# [Written request]
Please return nothing but the lines between the line holding "Emit a Python" and the line holding "import matplotlib.transforms as mtransforms", both ends included, without the pictures.

# [Stored rows]
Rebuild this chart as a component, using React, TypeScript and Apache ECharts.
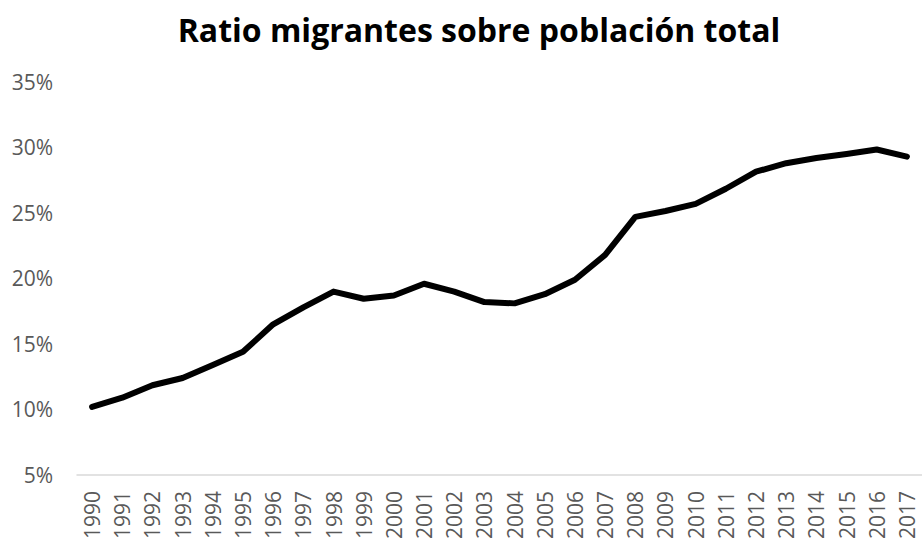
import React, { useEffect, useRef } from "react";
import * as echarts from "echarts";

const years = [
  "1990", "1991", "1992", "1993", "1994", "1995", "1996", "1997", "1998", "1999",
  "2000", "2001", "2002", "2003", "2004", "2005", "2006", "2007", "2008", "2009",
  "2010", "2011", "2012", "2013", "2014", "2015", "2016", "2017",
];
const ratio = [
  10.2, 10.9, 11.85, 12.4, 13.4, 14.4, 16.5, 17.8, 19.0, 18.45,
  18.7, 19.6, 19.0, 18.2, 18.1, 18.8, 19.9, 21.8, 24.7, 25.15,
  25.7, 26.85, 28.15, 28.8, 29.2, 29.5, 29.85, 29.3,
];
const titleText = "Ratio migrantes sobre población total";

export default function App() {
  const ref = useRef<HTMLDivElement>(null);
  useEffect(() => {
    if (!ref.current) return;
    const chart = echarts.init(ref.current, null, { renderer: "svg" });
    chart.setOption({
      animation: false,
      backgroundColor: "#ffffff",
      title: {
        text: titleText,
        left: 474,
        textAlign: "center",
        top: 8,
        textStyle: {
          fontFamily: "Open Sans",
          fontWeight: "bold",
          fontSize: 32,
          color: "#000000",
        },
      },
      grid: { left: 77, right: -5, top: 82, bottom: 66, containLabel: false },
      xAxis: {
        type: "category",
        data: years,
        boundaryGap: true,
        axisLine: { show: true, lineStyle: { color: "#d9d9d9", width: 1.5 } },
        axisTick: { show: false },
        axisLabel: {
          rotate: 90,
          interval: 0,
          margin: 16,
          color: "#595959",
          fontFamily: "Open Sans",
          fontSize: 21,
        },
        splitLine: { show: false },
      },
      yAxis: {
        type: "value",
        min: 5,
        max: 35,
        interval: 5,
        axisLine: { show: false },
        axisTick: { show: false },
        splitLine: { show: false },
        axisLabel: {
          formatter: "{value}%",
          margin: 24,
          color: "#595959",
          fontFamily: "Open Sans",
          fontSize: 21,
        },
      },
      series: [
        {
          type: "line",
          data: ratio,
          symbol: "none",
          lineStyle: { color: "#000000", width: 6, cap: "round", join: "round" },
        },
      ],
    });
    return () => chart.dispose();
  }, []);
  return <div ref={ref} style={{ width: 922, height: 542, position: "absolute", left: 0, top: 0 }} />;
}
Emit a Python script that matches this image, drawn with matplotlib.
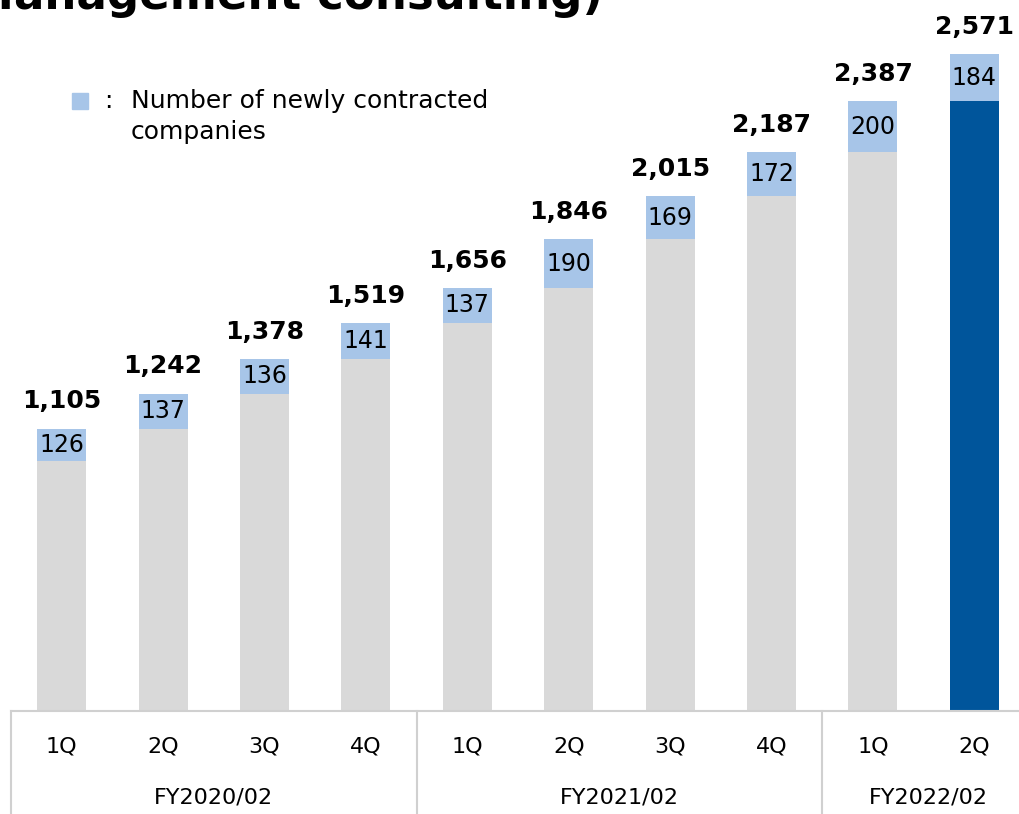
import numpy as np
import matplotlib
matplotlib.use("Agg")
import matplotlib.pyplot as plt
import matplotlib.transforms as mtransforms

quarters = ["1Q", "2Q", "3Q", "4Q", "1Q", "2Q", "3Q", "4Q", "1Q", "2Q"]
fiscal_years = ["FY2020/02", "FY2021/02", "FY2022/02"]
fy_sizes = [4, 4, 2]
totals = [1105, 1242, 1378, 1519, 1656, 1846, 2015, 2187, 2387, 2571]
new_companies = [126, 137, 136, 141, 137, 190, 169, 172, 200, 184]

GRAY = "#d9d9d9"
LIGHT = "#a7c5e8"
DARK = "#00559b"
LINE = "#d0d0d0"

plt.rcParams["font.family"] = ["DejaVu Sans"]

W, H = 1020, 814
fig = plt.figure(figsize=(W / 100, H / 100), dpi=100)
ax = fig.add_axes([11 / W, (H - 711) / H, (W - 11) / W, 711 / H])

x = np.arange(len(totals))
totals_a = np.array(totals)
new_a = np.array(new_companies)
base = totals_a - new_a
base_colors = [GRAY] * (len(x) - 1) + [DARK]

ax.bar(x, base, width=0.483, color=base_colors, zorder=2)
ax.bar(x, new_a, width=0.483, bottom=base, color=LIGHT, zorder=2)

for xi, b, n, t in zip(x, base, new_a, totals_a):
    ax.text(xi, b + n / 2, f"{n}", ha="center", va="center", fontsize=17, zorder=3)
    ax.annotate(f"{t:,}", xy=(xi, t), xytext=(0, 11), textcoords="offset points",
                ha="center", va="bottom", fontsize=18, fontweight="bold")

ax.set_xlim(-0.5, 9.45)
ax.set_ylim(0, 2783)
ax.axis("off")

# category axis: baseline, group separators, labels
trans = mtransforms.blended_transform_factory(ax.transData, ax.transAxes)
ax.plot([-0.5, 9.6], [0, 0], color=LINE, lw=1.5, transform=trans, clip_on=False)
edges = np.concatenate([[0], np.cumsum(fy_sizes)]) - 0.5
for e in edges[:-1]:
    ax.plot([e, e], [0, -0.15], color=LINE, lw=1.5, transform=trans, clip_on=False)
for xi, q in zip(x, quarters):
    ax.text(xi, -0.0506, q, ha="center", va="center", fontsize=16, transform=trans)
for i, fy in enumerate(fiscal_years):
    ax.text((edges[i] + edges[i + 1]) / 2 + (0.05 if i == 2 else 0), -0.121, fy,
            ha="center", va="center", fontsize=16, transform=trans)

# legend
fig.patches.append(plt.Rectangle((72 / W, 1 - 109 / H), 16 / W, 16 / H,
                                 transform=fig.transFigure, color=LIGHT))
fig.text(104 / W, 1 - 101 / H, ":", fontsize=18, va="center")
fig.text(131 / W, 1 - 101 / H, "Number of newly contracted", fontsize=18, va="center")
fig.text(131 / W, 1 - 132 / H, "companies", fontsize=18, va="center")

# title, cut off by the top edge as in the source slide
fig.text(603 / W, 1 - 9 / H, "Management consulting)", fontsize=32.5,
         fontweight="bold", ha="right", va="baseline")

fig.savefig("out.png", dpi=100)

# [Correct answer]
Emit a Python script that matches this image, drawn with matplotlib.
import numpy as np
import matplotlib
matplotlib.use("Agg")
import matplotlib.pyplot as plt
import matplotlib.transforms as mtransforms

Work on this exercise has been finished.